Considering the difficulty Nabokov had in getting the book
published, as well as the subsequent notoriety, Kubrick must have
been expecting trouble, if not slyly inviting it. "Lolita" was
rejected by four American publishers (with Simon & Schuster's
editors labeling it "sheer pornography") before it was brought out
in 1955 by the Olympia Press, which was headquartered in Paris and
had a well-deserved reputation for pornography, sheer and
otherwise. Three years later, Putnam published "Lolita" in America,
to great controversy and everlasting acclaim.
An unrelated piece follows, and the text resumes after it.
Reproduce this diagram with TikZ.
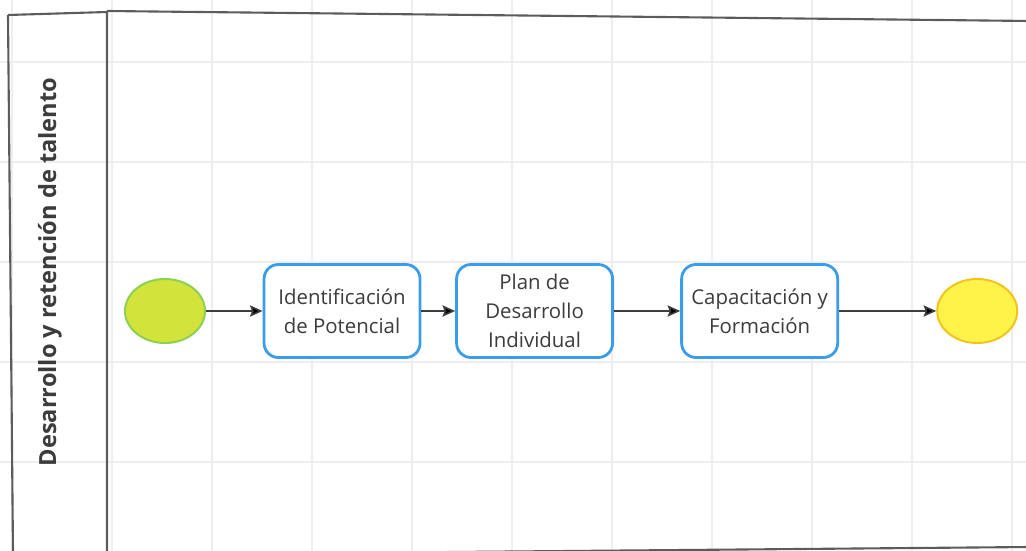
\documentclass[tikz,border=0pt]{standalone}
\usepackage{fontspec}
\setmainfont{Open Sans}
\usetikzlibrary{positioning, arrows.meta, shapes.geometric}
\definecolor{laneline}{HTML}{5C5C5C}
\definecolor{gridgray}{HTML}{EEEEEE}
\definecolor{taskblue}{HTML}{3A9CEB}
\definecolor{startfill}{HTML}{D2E43C}
\definecolor{startborder}{HTML}{8DCF50}
\definecolor{endfill}{HTML}{FFF249}
\definecolor{endborder}{HTML}{F4C31A}
\definecolor{flowgray}{HTML}{3E3E3E}
\definecolor{textgray}{HTML}{3C3C3C}
\tikzset{
    >={Stealth[length=9pt, width=8pt, inset=1.5pt]}, % Filled arrowheads
    task/.style={rectangle, draw=taskblue, line width=2pt, rounded corners=0.36cm,
        fill=white, minimum width=3.9cm, minimum height=2.325cm, align=center,
        text=textgray, font=\fontsize{14.5}{20.5}\selectfont}, % Activity boxes
    event/.style={ellipse, line width=1.4pt, inner sep=0pt,
        minimum width=2cm, minimum height=1.6cm}, % Start and end events
    flow/.style={->, draw=flowgray, line width=1.1pt}, % Sequence flows
    gridline/.style={draw=gridgray, line width=0.8pt}, % Background grid
    lane/.style={draw=laneline, line width=1.5pt}, % Pool borders
}

\begin{document}
\begin{tikzpicture}[x=0.025cm, y=-0.025cm, node distance=4cm, on grid]
    \useasboundingbox (0,0) rectangle (1026,551);

    % grid
    \foreach \gx in {12,112,...,1012}
        \draw[gridline] (\gx,0) -- (\gx,551);
    \foreach \gy in {62,162,...,462}
        \draw[gridline] (0,\gy) -- (1026,\gy);

    % pool and lane header
    \draw[lane] (8,15) -- (107,12) -- (107,553);
    \draw[lane] (8,15) -- (13,553);
    \draw[lane] (107,11) -- (1030,21);
    \draw[lane] (107,555) -- (1030,547);
    \node[rotate=90, text=textgray, font=\fontsize{16.8}{20}\bfseries\selectfont]
        (lanetitle) at (50,272) {Desarrollo y retención de talento};

    % process
    \node[event, draw=startborder, fill=startfill] (start) at (165,311) {};
    \node[task] (t1) [right=4.425cm of start] {Identificación\\de Potencial};
    \node[task] (t2) [right=4.8125cm of t1] {Plan de\\Desarrollo\\Individual};
    \node[task] (t3) [right=5.625cm of t2] {Capacitación y\\Formación};
    \node[event, draw=endborder, fill=endfill] (end) [right=5.4375cm of t3] {};

    \path[flow]
        (start) edge (t1)
        (t1) edge (t2)
        (t2) edge (t3)
        (t3) edge (end);
\end{tikzpicture}
\end{document}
Film's creators express doubts
If "Lolita" were a new kid on the publishing block, how would
it be greeted by publishers today? With wide-open arms, said Jason
Epstein, executive editor of Random House, who serialized Nabokov's
novel in the Anchor Review, which he edited in the '50s. "Somebody
might try to get some publicity by making a scene. But I don't
think so. There was really no problem back then. It was just that
some publishers panicked."
But the movie "Lolita" is different story, said Epstein,
who's as skeptical as Appel about converting Nabokov's book onto
film. "You lose a whole dimension and you're left with the plot,
which is really a pretext for the language. How do you make a movie
out of that? You can't."
Up to a point, director Lyne and screenwriter Schiff seem to
concur. "It's such a bloody marvelous book that, no matter what you
do . . . you're doomed to failure," the British-born director told
Vanity Fair. "So why not have a go?"
In an interview published on-line before he was silenced by
his "handlers," Schiff also admitted defeat in trying to capture
the "ornate curlicues" of Nabokov's prose, which "simply don't work
in a movie. . ."
"I would never claim that we are filming Vladimir Nabokov's
`Lolita,' " he added. "I would say only that we are attempting to
translate into a kind of exciting sign language--the language of
film--what one of the century's greatest masters of prose rendered
so incomparably on the page."
If Schiff and Lyne had read Nabokov's book a little more
carefully, they might have clearly understood the potential folly
of their enterprise and scrubbed it. As Humbert says on the first
page: "Look at this tangle of thorns."